### Problem details
Pictures stay out of the copy; restate everything else in the material exactly.

### Data
%%

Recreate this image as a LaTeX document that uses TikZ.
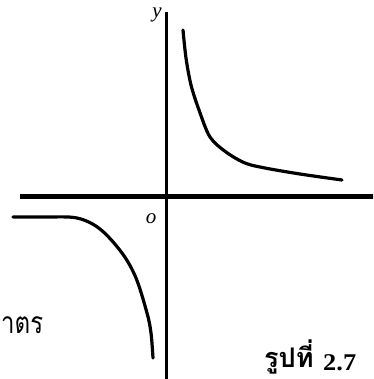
\documentclass[tikz,border=0pt]{standalone}
\usepackage{fontspec}
\setmainfont{Liberation Serif}
\newfontfamily\thaifont[Script=Thai]{Loma}
\begin{document}
\begin{tikzpicture}[x=1pt,y=-1pt,
  axis/.style={line width=3pt},
  haxis/.style={line width=5pt},
  curve/.style={line width=3.2pt,line cap=round,line join=round},
  lbl/.style={font=\fontsize{21}{21}\selectfont\itshape,inner sep=0pt}]
\useasboundingbox (0,0) rectangle (373,379);
\begin{scope}
\clip (0,0) rectangle (373,379);
% axes
\coordinate (xl) at (20,196);
\coordinate (xr) at (380,196);
\coordinate (yt) at (166.5,12);
\coordinate (yb) at (166.5,385);
\draw[haxis] (xl) -- (xr);
\draw[axis] (yt) -- (yb);
% labels
\node[lbl] (ylab) at (157,15) {y};
\node[lbl] (olab) at (151,219) {o};
% curves
\draw[curve] plot[smooth,tension=0.55] coordinates {(183,30) (186,58) (191,85) (199,110) (210,137) (226,152) (245,163) (265,168) (300,174) (342,180)};
\draw[curve] plot[smooth,tension=0.55] coordinates {(13,217) (45,217) (77,218) (100,229) (122,253) (136,278) (147,313) (151,333) (153,358)};
% texts
\node[anchor=base west,inner sep=0pt] (thai1) at (1,333) {\scalebox{0.8}[1]{\thaifont\fontsize{30}{30}\selectfont าตร}};
\node[anchor=base west,inner sep=0pt] (fig) at (264,367) {\thaifont\bfseries\fontsize{27}{30}\selectfont รูปที่};
\node[anchor=base west,inner sep=0pt] (num) at (323,370) {\scalebox{1.1}[1]{\bfseries\fontsize{24}{24}\selectfont 2.7}};
\end{scope}
\end{tikzpicture}
\end{document}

%%

### Response
Recreate this image as a LaTeX document that uses TikZ.
\documentclass[tikz,border=0pt]{standalone}
\usepackage{fontspec}
\setmainfont{Liberation Serif}
\newfontfamily\thaifont[Script=Thai]{Loma}
\begin{document}
\begin{tikzpicture}[x=1pt,y=-1pt,
  axis/.style={line width=3pt},
  haxis/.style={line width=5pt},
  curve/.style={line width=3.2pt,line cap=round,line join=round},
  lbl/.style={font=\fontsize{21}{21}\selectfont\itshape,inner sep=0pt}]
\useasboundingbox (0,0) rectangle (373,379);
\begin{scope}
\clip (0,0) rectangle (373,379);
% axes
\coordinate (xl) at (20,196);
\coordinate (xr) at (380,196);
\coordinate (yt) at (166.5,12);
\coordinate (yb) at (166.5,385);
\draw[haxis] (xl) -- (xr);
\draw[axis] (yt) -- (yb);
% labels
\node[lbl] (ylab) at (157,15) {y};
\node[lbl] (olab) at (151,219) {o};
% curves
\draw[curve] plot[smooth,tension=0.55] coordinates {(183,30) (186,58) (191,85) (199,110) (210,137) (226,152) (245,163) (265,168) (300,174) (342,180)};
\draw[curve] plot[smooth,tension=0.55] coordinates {(13,217) (45,217) (77,218) (100,229) (122,253) (136,278) (147,313) (151,333) (153,358)};
% texts
\node[anchor=base west,inner sep=0pt] (thai1) at (1,333) {\scalebox{0.8}[1]{\thaifont\fontsize{30}{30}\selectfont าตร}};
\node[anchor=base west,inner sep=0pt] (fig) at (264,367) {\thaifont\bfseries\fontsize{27}{30}\selectfont รูปที่};
\node[anchor=base west,inner sep=0pt] (num) at (323,370) {\scalebox{1.1}[1]{\bfseries\fontsize{24}{24}\selectfont 2.7}};
\end{scope}
\end{tikzpicture}
\end{document}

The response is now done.